At Bawnoges in County Dublin, a low earthen enclosure measuring roughly 30 metres long and 18 metres wide exists as a feature that only becomes legible from the air. At ground level, there is simply nothing to see, no ridge underfoot, no shadow in the grass, no hint that the land holds anything at all beneath its ordinary surface.
What is known about this site comes almost entirely from a single aerial photograph, reference FSI 224/5/6, taken in 1971 and later recorded by archaeologist Geraldine Stout. The photograph shows traces of what appears to be a low bank defining the enclosure's outline, the kind of earthwork that in an Irish context might once have enclosed a farmstead, a burial ground, or a small settlement. Enclosures of this type, sometimes called ring forts or raths depending on their form and function, were once among the most common features of the Irish rural landscape, built and used across many centuries. At Bawnoges, the enclosure's modest dimensions place it at the smaller end of the scale, and without excavation, its age and purpose remain open questions. The site was uploaded to the archaeological record in August 2011, formalising what the 1971 photograph had captured decades earlier.

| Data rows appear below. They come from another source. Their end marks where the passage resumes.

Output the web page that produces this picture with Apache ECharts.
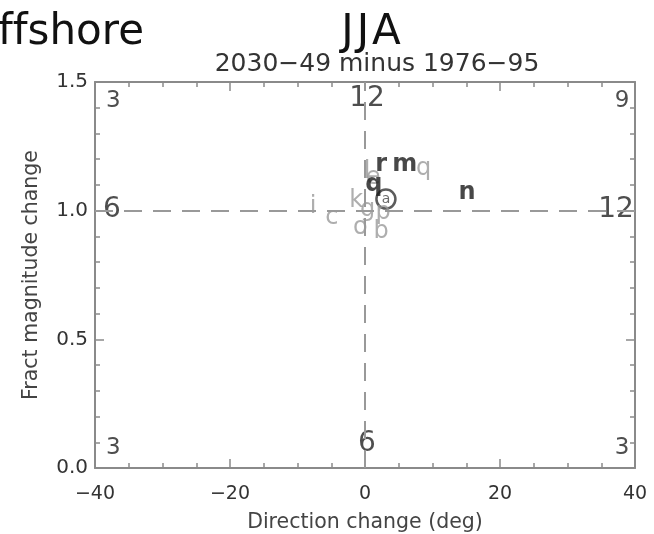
<!DOCTYPE html>
<html>
<head>
<meta charset="utf-8">
<script src="https://cdn.jsdelivr.net/npm/echarts@6/dist/echarts.min.js"></script>
<style>
html,body{margin:0;padding:0;background:#fff;}
#chart{width:654px;height:534px;}
</style>
</head>
<body>
<div id="chart"></div>
<script>
// Model letters: direction change (deg) and fractional magnitude change
const darkLetters = ['r', 'm', 'q', 'n'];
const darkDir = [2.4, 5.9, 1.3, 15.1];
const darkMag = [1.178, 1.178, 1.10, 1.069];

const lightLetters = ['q', 'l', 'e', 'k', 'i', 'c', 'g', 'p', 'o', 'b'];
const lightDir = [8.7, 0.3, 1.2, -1.3, -7.7, -4.9, 0.4, 2.7, -0.7, 2.4];
const lightMag = [1.162, 1.15, 1.127, 1.04, 1.014, 0.972, 1.003, 0.991, 0.933, 0.917];

// Ensemble mean (circled)
const meanLetter = ['a'];
const meanDir = [3.1];
const meanMag = [1.045];

// Quadrant counts
const countText = ['3', '12', '9', '6', '12', '3', '6', '3'];
const countDir = [-37.3, 0.3, 38.1, -37.5, 37.2, -37.3, 0.3, 38.1];
const countMag = [1.426, 1.436, 1.426, 1.003, 1.003, 0.078, 0.095, 0.078];
const countSize = [23, 28, 23, 28, 28, 23, 28, 23];

const xTicks = [-40, -20, 0, 20, 40];
const yTicks = [0.0, 0.5, 1.0, 1.5];

const FONT = 'DejaVu Sans';
const AX = '#8a8a8a';

function pts(xs, ys, ls) { return xs.map((x, i) => ({ value: [x, ys[i]], name: ls[i] })); }

const chart = echarts.init(document.getElementById('chart'));

const lineStyle = { show: true, onZero: false, lineStyle: { color: AX, width: 2 } };
const tickStyle = { show: true, inside: true, length: 9, lineStyle: { color: AX, width: 1.5 } };
function minor(n) { return { show: true, splitNumber: n, length: 5, lineStyle: { color: AX, width: 1.5 } }; }

const titleStyle = { fontFamily: FONT, fontWeight: 'normal', fontSize: 42, color: '#111' };

chart.setOption({
  animation: false,
  backgroundColor: '#fff',
  title: [
    {
      // zero-width non-joiner keeps the two f's as separate glyphs
      text: 'Of\u200Cfshore', right: 505, top: 7,
      textStyle: titleStyle
    },
    {
      text: '{t|J}{t|J}{t|A}', left: 366, textAlign: 'center', top: 7,
      textStyle: { rich: { t: Object.assign({ padding: [0, 1.5] }, titleStyle) } }
    },
    { text: '2030−49 minus 1976−95', left: 372, textAlign: 'center', top: 47, textStyle: { fontFamily: FONT, fontWeight: 'normal', fontSize: 25, color: '#333' } }
  ],
  grid: { left: 95, right: 19, top: 82, bottom: 66, outerBoundsMode: 'none', containLabel: false },
  xAxis: [
    {
      type: 'value', min: -40, max: 40, interval: 20,
      axisLine: lineStyle, axisTick: tickStyle, minorTick: minor(4), splitLine: { show: false },
      name: 'Direction change (deg)', nameLocation: 'middle', nameGap: 44,
      nameTextStyle: { fontFamily: FONT, fontSize: 20.5, color: '#444' },
      axisLabel: { fontFamily: FONT, fontSize: 19, color: '#333', margin: 17, formatter: v => xTicks.includes(v) ? String(v).replace('-', '−') : '' }
    },
    {
      type: 'value', min: -40, max: 40, interval: 20, position: 'top', axisLabel: { show: false },
      axisLine: lineStyle, axisTick: tickStyle, minorTick: minor(4), splitLine: { show: false }
    }
  ],
  yAxis: [
    {
      type: 'value', min: 0, max: 1.5, interval: 0.5,
      axisLine: lineStyle, axisTick: tickStyle, minorTick: minor(5), splitLine: { show: false },
      name: 'Fract magnitude change', nameLocation: 'middle', nameGap: 53, nameRotate: 90,
      nameTextStyle: { fontFamily: FONT, fontSize: 20.5, color: '#444' },
      axisLabel: { fontFamily: FONT, fontSize: 20, color: '#333', margin: 7, formatter: v => yTicks.includes(v) ? v.toFixed(1) : '' }
    },
    {
      type: 'value', min: 0, max: 1.5, interval: 0.5, position: 'right', axisLabel: { show: false },
      axisLine: lineStyle, axisTick: tickStyle, minorTick: minor(5), splitLine: { show: false }
    }
  ],
  series: [
    {
      type: 'line', data: [], silent: true,
      markLine: {
        silent: true, symbol: 'none', label: { show: false },
        lineStyle: { color: '#999', width: 2, type: [18, 11] },
        data: [
          [{ coord: [-40, 1] }, { coord: [40, 1] }],
          [{ coord: [0, 0] }, { coord: [0, 1.5] }]
        ]
      }
    },
    {
      type: 'scatter', symbolSize: 0, silent: true,
      data: countText.map((t, i) => ({
        value: [countDir[i], countMag[i]], name: t,
        label: { fontSize: countSize[i] }
      })),
      label: { show: true, position: 'inside', formatter: p => p.name, fontFamily: FONT, color: '#222' }
    },
    {
      type: 'scatter', symbolSize: 0, silent: true,
      data: pts(lightDir, lightMag, lightLetters),
      label: { show: true, position: 'inside', formatter: p => p.name, fontFamily: FONT, fontSize: 24, color: '#9a9a9a' }
    },
    {
      type: 'scatter', symbol: 'circle', symbolSize: 19, silent: true,
      itemStyle: { color: 'rgba(0,0,0,0)', borderColor: '#333', borderWidth: 2.5 },
      data: pts(meanDir, meanMag, meanLetter),
      label: { show: true, position: 'inside', formatter: p => p.name, fontFamily: FONT, fontSize: 14, color: '#444' }
    },
    {
      type: 'scatter', symbolSize: 0, silent: true,
      data: pts(darkDir, darkMag, darkLetters),
      label: { show: true, position: 'inside', formatter: p => p.name, fontFamily: FONT, fontSize: 24, fontWeight: 'bold', color: '#1a1a1a' }
    }
  ]
});
</script>
</body>
</html>
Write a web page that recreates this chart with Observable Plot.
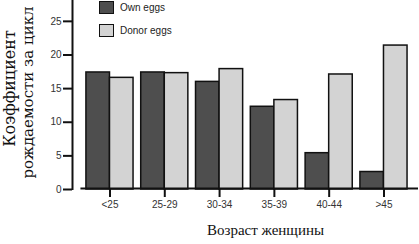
<!DOCTYPE html>
<html><head><meta charset="utf-8">
<script src="https://cdn.jsdelivr.net/npm/d3@7"></script>
<script src="https://cdn.jsdelivr.net/npm/@observablehq/plot@0.6"></script>
<style>
body{margin:0;background:#fff;}
#wrap{position:relative;width:419px;height:244px;}
.leg{position:absolute;left:99px;font:10px "Liberation Sans",Arial,sans-serif;color:#222;display:flex;align-items:center;}
.sw{width:13px;height:11px;border:1.6px solid #111;margin-right:6px;}
</style></head><body><div id="wrap"></div>
<script>
const categories = ["<25","25-29","30-34","35-39","40-44",">45"];
const ownEggs = [17.4,17.4,16.0,12.3,5.4,2.6];
const donorEggs = [16.6,17.3,17.9,13.3,17.1,21.4];
const seriesNames = ["Own eggs","Donor eggs"];
const seriesColors = ["#4e4e4e","#d3d3d3"];
const yTicks = [0,5,10,15,20,25];
const yLabelLines = ["Коэффициент", "рождаемости за цикл"];
const xLabel = "Возраст женщины";

const rows = [];
categories.forEach((c,i)=>{
  rows.push({i, cat:c, s:seriesNames[0], v:ownEggs[i]});
  rows.push({i, cat:c, s:seriesNames[1], v:donorEggs[i]});
});
const half = 0.43;
const xDomain = [-0.684, 5.63];
const idx = categories.map((c,i)=>i);
const serif = "'Liberation Serif', 'Times New Roman', serif";
const wideSerif = "'DejaVu Serif', serif";

const plot = Plot.plot({
  width: 419, height: 244,
  marginLeft: 72, marginRight: 1, marginTop: 0, marginBottom: 55,
  x: {type: "linear", domain: xDomain, axis: null},
  y: {type: "linear", domain: [0, 28.1], axis: null},
  color: {domain: seriesNames, range: seriesColors},
  style: {fontFamily: "'Liberation Sans', Arial, sans-serif"},
  marks: [
    Plot.rectY(rows, {
      x1: d => d.s === seriesNames[0] ? d.i - half : d.i,
      x2: d => d.s === seriesNames[0] ? d.i : d.i + half,
      y1: 0, y2: "v", fill: "s", stroke: "#111", strokeWidth: 1.5
    }),
    Plot.ruleY([0], {x1: -0.53, x2: xDomain[1], stroke: "#111", strokeWidth: 2, dy: -1}),
    Plot.axisX(idx, {tickSize: 8, tickPadding: 3, tickFormat: i => categories[i], fontSize: 10, fill: "#333", stroke: "#111", strokeWidth: 2, label: null}),
    Plot.ruleX([xDomain[0]], {y1: -0.15, y2: 28.1, stroke: "#111", strokeWidth: 2}),
    Plot.axisY(yTicks, {tickSize: 9, tickPadding: 2, fontSize: 10, fill: "#333", stroke: "#111", strokeWidth: 2, label: null}),
    Plot.text([yLabelLines[0]], {frameAnchor: "left", textAnchor: "middle", rotate: -90, dx: -63, dy: -6.5, fontSize: 16, fontFamily: wideSerif, fill: "#111"}),
    Plot.text([yLabelLines[1]], {frameAnchor: "left", textAnchor: "middle", rotate: -90, dx: -44, dy: -2.5, fontSize: 15, fontFamily: wideSerif, fill: "#111"}),
    Plot.text([xLabel], {frameAnchor: "bottom", dx: 20, dy: 45, fontSize: 15, fontFamily: serif, fill: "#111"})
  ]
});
const wrap = document.getElementById("wrap");
wrap.appendChild(plot);
seriesNames.forEach((n,k)=>{
  const d = document.createElement("div");
  d.className = "leg";
  d.style.top = (1 + k*23) + "px";
  d.innerHTML = `<div class="sw" style="background:${seriesColors[k]}"></div><span>${n}</span>`;
  wrap.appendChild(d);
});
</script></body></html>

Because the feature is not visible at ground level, a visit to Bawnoges offers a different kind of experience from the usual heritage site. There is no marker, no interpretive panel, and nothing to orient yourself against once you are standing in the field. The value here is more conceptual than visual, the knowledge that somewhere beneath the ordinary surface of a Dublin townland, a boundary was once drawn by human hands and that it persisted long enough to leave a faint impression readable only from altitude. Anyone with a serious interest in aerial archaeology or landscape history might cross-reference the FSI photograph through the relevant national archive, which would at least provide a clearer sense of where within the townland the traces were recorded.